しょう油味のドレッシングでサラダが身近な存在に

キユーピー家庭用本部 調味料部 ドレッシングチーム 林孝昌氏

 1958年にキユーピーが日本初のドレッシング「 フレンチドレッシング(赤)」を発売した当時は、サラダといえばキャベツの千切りのように料理の付け合わせという存在にすぎなかった。だが、高度経済成長を背景に、レタスやトマトなどの西洋野菜が普及し始めるようになると、サラダのメニューの幅も少しずつ広がっていく。そして日本人のサラダの喫食機会が一気に増えるのは、同社が78年に「和風ドレッシング」と「中華ドレッシング」を発売したことに起因する。

 「日本人になじみのあるしょうゆ味によって、サラダが身近な存在になりました」(林氏)

 とはいえ、サラダは脇役であり、副菜の1つ。これが食卓の主役に躍り出るのは90年代。同社がコクとうま味、具材の量にこだわった「テイスティドレッシング」を提案したことによる。葉物中心のサラダだけでなく、たんぱく質も加えた「おかずサラダ」が登場したことで、食べごたえのあるサラダが食卓に登場。さらに、99年に「シーザーサラダドレッシング」を発売したことも後押しする。

 「メキシコのレストランで考案されたシーザーサラダがアメリカで人気となり、その味を日本の家庭でも楽しめるように開発。トレンド感のあるサラダの登場によって、サラダが注目されるようになりました」(林氏)

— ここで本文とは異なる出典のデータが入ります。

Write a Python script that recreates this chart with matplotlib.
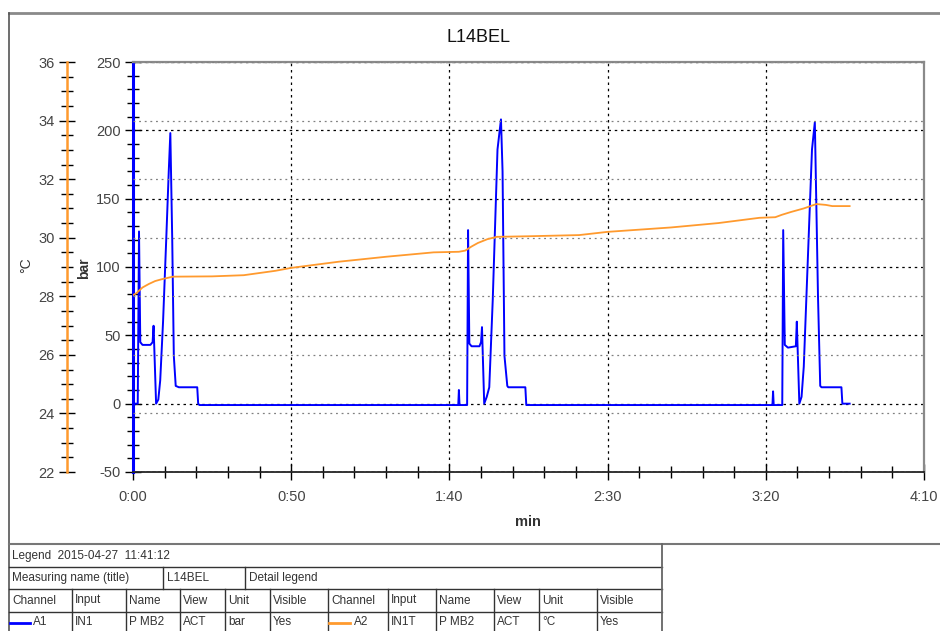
import matplotlib
matplotlib.use("Agg")
import matplotlib.pyplot as plt
from matplotlib.lines import Line2D
from matplotlib.ticker import MultipleLocator, FuncFormatter

plt.rcParams['font.family'] = ['Liberation Sans', 'DejaVu Sans']
plt.rcParams['axes.unicode_minus'] = False

# ---------------- data ----------------
TITLE = "L14BEL"

# pressure A1 (bar) vs time (s)
p_time = [0, 1.5, 1.9, 2.3, 3.0, 5.5, 6.2, 6.5, 7.3, 8.0, 8.6, 9.5, 10.5, 11.3, 11.8,
          12.4, 12.9, 13.5, 14.5, 20.3, 20.6, 21.0,
          102.8, 103.0, 103.2, 105.6, 105.9, 106.3, 107.0, 109.5, 110.0, 110.3, 111.0,
          111.8, 112.6, 113.7, 115.2, 116.3, 116.8, 117.4, 118.3, 118.6, 124.0, 124.3,
          202.1, 202.3, 202.5, 205.2, 205.5, 206.0, 207.0, 209.5, 209.8, 210.6,
          211.3, 212.0, 213.6, 214.6, 215.5, 216.5, 217.2, 217.6, 223.9, 224.2, 226.5]
p_bar = [0, 0, 126, 45, 43, 43, 45, 57, 0, 3, 17, 60, 120, 170, 198,
         120, 35, 13, 12, 12, 0, -1,
         -1, 10, -1, -1, 127, 44, 42, 42, 45, 56, 0,
         5, 12, 76, 186, 208, 170, 35, 13, 12, 12, -1,
         -1, 9, -1, -1, 127, 43, 41, 42, 60, 0,
         5, 27, 125, 186, 206, 78, 13, 12, 12, 0, 0]

# temperature A2 (°C) vs time (s)
t_time = [0, 1, 3, 5, 7, 9, 11, 12.6, 25, 35, 45, 50, 65, 80, 95, 103, 105, 107,
          109, 112, 115, 125, 141, 150, 170, 185, 198, 203, 205, 208, 212, 216,
          219, 221, 226.5]
t_degc = [28.04, 28.1, 28.3, 28.42, 28.52, 28.58, 28.63, 28.67, 28.68, 28.72,
          28.87, 28.97, 29.18, 29.35, 29.5, 29.52, 29.56, 29.7, 29.82, 29.95,
          30.03, 30.05, 30.09, 30.2, 30.35, 30.5, 30.68, 30.7, 30.78, 30.88,
          31.0, 31.15, 31.12, 31.08, 31.08]

legend_header = "Legend  2015-04-27  11:41:12"
row2 = ["Measuring name (title)", "L14BEL", "Detail legend"]
col_heads = ["Channel", "Input", "Name", "View", "Unit", "Visible",
             "Channel", "Input", "Name", "View", "Unit", "Visible"]
row_a1 = ["A1", "IN1", "P MB2", "ACT", "bar", "Yes"]
row_a2 = ["A2", "IN1T", "P MB2", "ACT", "°C", "Yes"]

BLUE = "#0000ff"
ORANGE = "#ff9a2e"
W, H = 940, 631


def px(x, y):
    return x / W, 1 - y / H


fig = plt.figure(figsize=(W / 100, H / 100), dpi=100)

# plot area
l, r, t, b = 133, 924, 62, 472
ax = fig.add_axes([l / W, 1 - b / H, (r - l) / W, (b - t) / H])
ax.plot(p_time, p_bar, color=BLUE, lw=1.4, zorder=3)
ax.set_xlim(0, 250)
ax.set_ylim(-50, 250)
ax.yaxis.set_major_locator(MultipleLocator(50))
ax.yaxis.set_minor_locator(MultipleLocator(10))
ax.xaxis.set_major_locator(MultipleLocator(50))
ax.xaxis.set_minor_locator(MultipleLocator(10))
ax.xaxis.set_major_formatter(FuncFormatter(lambda v, p: "%d:%02d" % (int(v) // 60, int(v) % 60)))
ax.tick_params(axis='y', which='major', direction='inout', length=12, width=1,
               color='k', labelcolor='#444', labelsize=10.5, pad=3)
ax.tick_params(axis='y', which='minor', direction='inout', length=8, width=1, color='k')
ax.tick_params(axis='x', which='major', direction='inout', length=12, width=1,
               color='k', labelcolor='#444', labelsize=10.5, pad=7)
ax.tick_params(axis='x', which='minor', direction='inout', length=9, width=1, color='k')
ax.grid(axis='y', which='major', color='k', ls=(0, (2, 3)), lw=0.9)
for xv in [50, 100, 150, 200]:
    ax.axvline(xv, color='k', ls=(0, (2, 3)), lw=0.9, zorder=1)
ax.spines['left'].set_color(BLUE)
ax.spines['left'].set_linewidth(2.2)
ax.spines['bottom'].set_color('#222')
ax.spines['bottom'].set_linewidth(1.3)
for s in ['top', 'right']:
    ax.spines[s].set_color('#8a8a8a')
    ax.spines[s].set_linewidth(1.6)

# temperature axis
ax2 = ax.twinx()
ax2.plot(t_time, t_degc, color=ORANGE, lw=1.3)
ax2.set_ylim(22, 36)
ax2.spines['left'].set_position(('axes', -(l - 67) / (r - l)))
ax2.spines['left'].set_visible(True)
ax2.spines['left'].set_color(ORANGE)
ax2.spines['left'].set_linewidth(1.8)
ax2.spines['right'].set_visible(False)
ax2.spines['top'].set_visible(False)
ax2.spines['bottom'].set_visible(False)
ax2.yaxis.set_ticks_position('left')
ax2.yaxis.set_label_position('left')
ax2.yaxis.set_major_locator(MultipleLocator(2))
ax2.yaxis.set_minor_locator(MultipleLocator(0.5))
ax2.tick_params(axis='y', which='major', direction='inout', length=12, width=1,
                color='k', labelcolor='#444', labelsize=10.5, pad=3)
ax2.tick_params(axis='y', which='minor', direction='inout', length=8, width=1, color='k')
ax2.grid(axis='y', which='major', color='#808080', ls=(0, (1.5, 3)), lw=0.9)

# titles / axis labels
fig.text(*px(478, 37), TITLE, ha='center', va='center', fontsize=13, color='#111')
fig.text(*px(26, 265), "°C", ha='center', va='center', rotation=90, fontsize=10, color='#333')
fig.text(*px(84, 268), "bar", ha='center', va='center', rotation=90, fontsize=10,
         fontweight='bold', color='#333')
fig.text(*px(528, 522), "min", ha='center', va='center', fontsize=10.5,
         fontweight='bold', color='#333')


def hline(x0, x1, y, color='#333', lw=1.0):
    fig.add_artist(Line2D([x0 / W, x1 / W], [1 - y / H, 1 - y / H], color=color, lw=lw))


def vline(x, y0, y1, color='#333', lw=1.0):
    fig.add_artist(Line2D([x / W, x / W], [1 - y0 / H, 1 - y1 / H], color=color, lw=lw))


# outer frame
hline(9, 940, 13, color='#8a8a8a', lw=2)
vline(9, 13, 631, color='#555', lw=1.2)
hline(9, 940, 544, color='#777', lw=1.5)

# legend table
for y in [567, 589, 612]:
    hline(9, 662, y)
vline(662, 544, 631, color='#666', lw=1.3)
vline(163, 567, 589)
vline(245, 567, 589)
cols = [9, 72, 126, 180, 225, 270, 328, 388, 436, 494, 539, 597]
for x in cols[1:]:
    vline(x, 589, 631)

tkw = dict(fontsize=8.5, color='#333', va='center', ha='left')
fig.text(*px(12, 556), legend_header, **tkw)
fig.text(*px(12, 578), row2[0], **tkw)
fig.text(*px(167, 578), row2[1], **tkw)
fig.text(*px(249, 578), row2[2], **tkw)
for x, s in zip(cols, col_heads):
    fig.text(*px(x + 3, 600.5), s, **tkw)
for x, s in zip(cols[1:6], row_a1[1:]):
    fig.text(*px(x + 3, 622), s, **tkw)
for x, s in zip(cols[7:12], row_a2[1:]):
    fig.text(*px(x + 3, 622), s, **tkw)
hline(10, 30, 623, color=BLUE, lw=2)
fig.text(*px(33, 622), row_a1[0], **tkw)
hline(329, 350, 623, color=ORANGE, lw=2)
fig.text(*px(354, 622), row_a2[0], **tkw)

fig.savefig("out.png", dpi=100)
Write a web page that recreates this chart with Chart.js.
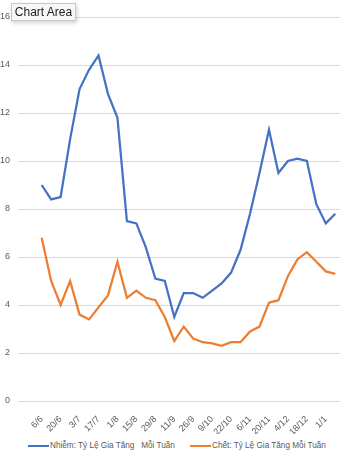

 以後、同社は世界のサラダのトレンドをリサーチしながら、ドレッシングを通じて新たなサラダを提案することにも注力。「コブサラダ」もその1 つだ。

健康志向を背景にサラダは多様化の一途

 2000年代に入ると、サラダを取り巻く環境は大きな変化を迎える。その象徴といえるのがサラダ専門店の登場だ。「チョップドサラダ」や「パワーサラダ」などサラダメニューのバラエティも広がり、話題をさらう。その根底にあるのは健康志向だ。

 こうしたなか、キユーピーはこれまで以上にサラダの価値を伝え、さらにその価値を磨き上げるために、3つの方向で取り組んでいる。「トレンド感」、「栄養バランス」、「手軽さ」の提案だ。

 「新たな味種のドレッシングも検討しつつ、既存品をブラッシュアップして、より素材にこだわっていきたいと考えています。また、これまでは油についてはレス・オフの考え方が主流でしたが、最近では良質の油を適量摂るという流れに変わってきています。ドレッシングにもそうした考え方を反映しています」(林氏)

 では今後、サラダ市場はどのように変化していくのだろうか? 林氏によれば、コロナ禍によって、従来の方程式では見通すことが難しくなっているという。実は、食卓におけるサラダの出現率は経済環境に左右される傾向もあるようだ。景気が悪化すると、サラダの出現率は減少、08年のリーマンショック後は一気に下がった。だが現在、景気の後退局面にありながら、依然としてサラダの出現率は高い。外出自粛による運動不足もあって、もっと野菜を食べようという意識が働いているからだ。

 「手軽な食材でボリュームが出るひと皿として『冷しゃぶサラダ』のようなたんぱく質をプラスして主菜となるようなサラダを訴求しています。実際、反応もいいですね。一方で、コロナ禍で野菜摂取需要が旺盛なので栄養バランスに配慮した、健康基軸のサラダや手軽につくれるシンプルなサラダも提案していきます」(林氏)

 どんなサラダが好まれるかはさておき、日本人にとってもはやサラダは必要不可欠なメニューであることは確かだ。